Bay Area based artist Angelica Muro will be our third artist invited for our Slangair artist residency. She will be opening up her show, ” Packing Heat” this Saturday, September 11, 2010. Check out an interview with Angelica regarding her art and how she blends in powerful messages regarding women and their exposure and influences in media.
“Packing Heat” is a response to female representations in the media, specifically representations of the femme fatale in Mexican cinema, and how those images play into postmodern notions of gender identity and feminist theory… Angelica
Read the rest after the jump…..
Q: Tell me a bit about your self and your background in art?
I am an artist and educator based out of the San Francisco Bay Area. I’m currently a full-time lecturer of integrated media and photography at California State University, Monterey Bay in the department of Visual and Public Art. I received a Masters in Fine Art degree from Mills College in 2005. Since graduate school, I’ve worked on a few gallery and museum commissions and exhibited nationally. I also co-founded an independent project space for emerging artists, Space 47, and have curated various independent projects.
Q: What is Space 47 and how did you become part of that organization?
Space 47 was an independent project space that was initiated to foster new ideas and experiences, support artistic exchange and development, and inspire a larger community of cultural entrepreneurs. I co-founded Space 47 with fellow artist, Binh Danh, in 2007 as a direct response to the need for an independent project space for emerging artists. The space was open from 2007-2009 during which time we produced about 20 solo exhibitions.
Q: How did you come up with the idea/theme for ” Packing Heat?”

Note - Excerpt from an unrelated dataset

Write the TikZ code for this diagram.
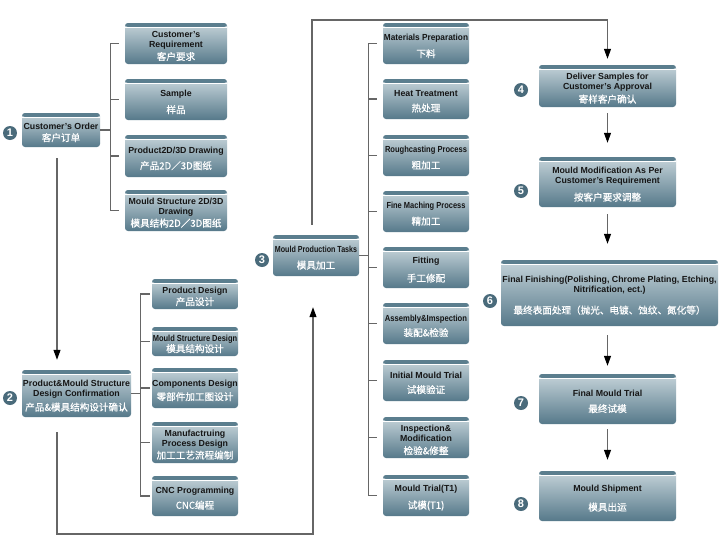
\documentclass[tikz,border=0pt]{standalone}
\usepackage{fontspec}
\setmainfont{Liberation Sans}
\newfontfamily\cjk[UprightFeatures={FakeBold=0.6}]{Noto Sans CJK SC}
\usetikzlibrary{arrows.meta}
\definecolor{boxtop}{HTML}{C6D4DA}
\definecolor{boxbot}{HTML}{56798A}
\definecolor{strip}{HTML}{5B7E8E}
\definecolor{numc}{HTML}{4A6B7B}
\definecolor{linec}{HTML}{666666}
\definecolor{ink}{HTML}{161616}
\newcommand\zh[1]{{\cjk\mdseries\color{white}\fontsize{9.6}{10}\selectfont #1}}
\newcommand\nar[2]{\scalebox{#1}[1]{#2}}
\newcommand\bx[6]{%
  \node[boxbg, minimum width=#4pt, minimum height=#5pt] (#1) at (#2,#3) {};
  \node[boxtxt] (#1-t) at ([yshift=-2.5pt]#1.center) {#6};}
\tikzset{
 boxbg/.style={rectangle, rounded corners=3pt, top color=boxtop, bottom color=boxbot, inner sep=0pt,
   path picture={
   \fill[strip] (path picture bounding box.north west) rectangle ([yshift=-4pt]path picture bounding box.north east);
   \draw[white, line width=0.9pt] ([yshift=-4.5pt]path picture bounding box.north west) -- ([yshift=-4.5pt]path picture bounding box.north east);}},
 boxtxt/.style={align=center, inner sep=0pt, text=ink, font=\fontsize{8.8}{10}\selectfont\bfseries},
 num/.style={circle, fill=numc, text=white, inner sep=0pt, minimum size=14pt, font=\fontsize{11}{11}\selectfont\bfseries},
 ln/.style={draw=linec, line width=1.1pt},
 arr/.style={ln, -{Triangle[width=7pt,length=10pt,color=black]}},
}
\begin{document}
\begin{tikzpicture}[x=1pt,y=-1pt]
\fill[white] (0,0) rectangle (720,557);
\useasboundingbox (0,0) rectangle (720,557);

% column 1
\bx{co}{61}{130}{78}{34}{Customer's Order\\[2pt]\zh{客户订单}}
\bx{pm}{76.5}{393.5}{109}{47}{Product\&Mould Structure\\Design Confirmation\\[4pt]\zh{产品\&模具结构设计确认}}

% group A
\bx{cr}{176}{43.5}{102}{41}{Customer's\\Requirement\\[3pt]\zh{客户要求}}
\bx{sa}{176}{99.5}{102}{41}{Sample\\[7pt]\zh{样品}}
\bx{pd2}{176}{156}{102}{42}{Product2D/3D Drawing\\[6pt]\zh{产品2D／3D图纸}}
\bx{ms2}{176}{210.5}{102}{41}{Mould Structure 2D/3D\\Drawing\\[2pt]\zh{模具结构2D／3D图纸}}

% group B
\bx{pdes}{195}{294}{86}{30}{Product Design\\[2pt]\zh{产品设计}}
\bx{msd}{195}{341.5}{86}{29}{\nar{0.85}{Mould Structure Design}\\[1pt]\zh{模具结构设计}}
\bx{cd}{195}{388}{86}{40}{Components Design\\[4pt]\zh{零部件加工图设计}}
\bx{mpd}{195}{442.5}{86}{41}{Manufactruing\\Process Design\\[2pt]\zh{加工工艺流程编制}}
\bx{cnc}{195}{496}{86}{40}{CNC Programming\\[5pt]\zh{CNC编程}}

% column 3
\bx{mpt}{316}{255.5}{86}{41}{\nar{0.81}{Mould Production Tasks}\\[6pt]\zh{模具加工}}

% group C
\bx{mp}{426}{43.5}{86}{41}{\nar{0.94}{Materials Preparation}\\[7pt]\zh{下料}}
\bx{ht}{426}{99}{86}{40}{Heat Treatment\\[5pt]\zh{热处理}}
\bx{rp}{426}{155.5}{86}{41}{\nar{0.86}{Roughcasting Process}\\[6pt]\zh{粗加工}}
\bx{fm}{426}{211.5}{86}{41}{\nar{0.85}{Fine Maching Process}\\[6pt]\zh{精加工}}
\bx{fi}{426}{267.5}{86}{41}{Fitting\\[8pt]\zh{手工修配}}
\bx{ai}{426}{323.5}{86}{41}{\nar{0.87}{Assembly\&Imspection}\\[5pt]\zh{装配\&检验}}
\bx{imt}{426}{380.5}{86}{41}{Initial Mould Trial\\[5pt]\zh{试模验证}}
\bx{im}{426}{437.5}{86}{41}{Inspection\&\\Modification\\[3pt]\zh{检验\&修整}}
\bx{mt1}{426}{495.5}{86}{41}{Mould Trial(T1)\\[7pt]\zh{试模(T1)}}

% column 5
\bx{ds}{607.5}{86}{137}{42}{Deliver Samples for\\Customer's Approval\\[3pt]\zh{寄样客户确认}}
\bx{mm}{607.5}{182}{137}{50}{Mould Modification As Per\\Customer's Requirement\\[7pt]\zh{按客户要求调整}}
\bx{ff}{609.5}{293}{217}{66}{Final Finishing(Polishing, Chrome Plating, Etching,\\Nitrification, ect.)\\[10pt]\zh{最终表面处理（抛光、电镀、蚀纹、氮化等）}}
\bx{fmt}{607.5}{399}{137}{50}{Final Mould Trial\\[6pt]\zh{最终试模}}
\bx{ms}{607.5}{496}{137}{50}{Mould Shipment\\[9pt]\zh{模具出运}}

% numbers
\node[num] (n1) at (10,133) {1};
\node[num] (n2) at (10,398) {2};
\node[num] (n3) at (262,260) {3};
\node[num] (n4) at (521,90) {4};
\node[num] (n5) at (521,191) {5};
\node[num] (n6) at (490,301) {6};
\node[num] (n7) at (521,403) {7};
\node[num] (n8) at (521,504) {8};

% brackets
\draw[ln] (co.east) -- ++(10pt,0) coordinate (ba);
\draw[ln] (ba |- cr.west) -- (ba |- ms2.west);
\foreach \n in {cr,sa,pd2,ms2} \draw[ln] (ba |- \n.west) -- ([xshift=-6pt]\n.west);

\draw[ln] (pm.east) -- ++(9pt,0) coordinate (bb);
\draw[ln] (bb |- pdes.west) -- (bb |- cnc.west);
\foreach \n in {pdes,msd,cd,mpd,cnc} \draw[ln] (bb |- \n.west) -- ([xshift=-2pt]\n.west);

\draw[ln] (mpt.east) -- ++(9pt,0) coordinate (bc);
\draw[ln] (bc |- mp.west) -- (bc |- mt1.west);
\foreach \n in {mp,ht,rp,fm,fi,ai,imt,im,mt1} \draw[ln] (bc |- \n.west) -- ([xshift=-6pt]\n.west);

% flow arrows
\draw[arr, shorten <=11pt, shorten >=10pt] ([xshift=-4pt]co.south) -- ([xshift=-4pt]co.south |- pm.north);
\coordinate (bl) at (57,534);
\draw[arr, shorten <=15pt, shorten >=31pt] (bl |- pm.south) -- (bl) -| ([xshift=-3pt]mpt.south);
\coordinate (tr) at (607.5,20);
\draw[arr, shorten <=10pt, shorten >=6pt] ([xshift=-4pt]mpt.north) |- (tr) -- (ds.north);
\draw[arr, shorten <=6pt, shorten >=14pt] (ds.south) -- (mm.north);
\draw[arr, shorten <=7pt, shorten >=16pt] (mm.south) -- (mm.south |- ff.north);
\draw[arr, shorten <=9pt, shorten >=8pt] (fmt.north |- ff.south) -- (fmt.north);
\draw[arr, shorten <=5pt, shorten >=11pt] (fmt.south) -- (ms.north);
\end{tikzpicture}
\end{document}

Packing Heat is partly inspired by the Mexican action movies I watched as a young girl, and partly inspired by post feminist theory and more specifically symbols of empowerment.
Q: You mentioned Mexican Cinema and the women portrayed in it, I know usually we are more exposed to stereotypical examples like soldaderas, or adaleita type of characters( which I love), but what other women’s roles have you discovered in Mexican cinema?
There are may issues of misogyny within Mexican Cinema. If the heroine is characterized as “strong”, she is also (without variation) portrayed as sexy, scantily clad, and packing heat. In short, femme fatale depictions are often disguised as symbols of empowerment and equalization while paradoxically playing into a long standing culture of sexual objectification and violence against women.
Q: What types of media/art are you using for this exhibition?
“Packing Heat” is an installation comprised of drawings, photographs, and sculptural elements.
Q: What would you like to see or try out in the future with your art?
I’m interested in further exploring 3-D work.
Q: What is the ultimate message you would like to express with this exhibition or with any of your other works?
Mediated images within fan culture, tabloids, and negative representations of race and ethnicity are pernicious. We need to continually have a discourse that allows us to fully understand the impact media has on our society. My work attempts to contribute a language and accessibility to evaluate these issues.
Any last words or shout-outs…
A very heartfelt thank you to Karla Diaz and Mario Ybarra Jr. for their continued support and mentorship–truly an education of good will, courage and tenacity. Also a special shout-out to Slanguage artists Elizabeth Aguilar, Tony Lopez, Steve de la Torre, and Shonowa Villalobos for their tireless hard work and feedback.
Come support Angelica and Slanguage! Hope to see you there.
Opening ReceptionWhen: Saturday, September 11, 2010 Where: Slanguage Time: 7 p.m. to 10 p.m 640 N. Avalon Blvd. Wilmington, CA 90744 310.549.3527 Exhibition dates run thru 9-11-10 to 10-31-10
SLANGAIR (Artist in Residency)
This is the third exhibition as part of the Slanguage residency program, SLANGAIR (Artist in Residency), which annually invites artists from Wilmington, from California, including one from Los Angeles, a national artist, and an international artist to the studio. During their time at Slanguage, each artist builds a body of work to show at the studio’s gallery space and may or may not include teaching a workshop and leading a lecture or panel discussion.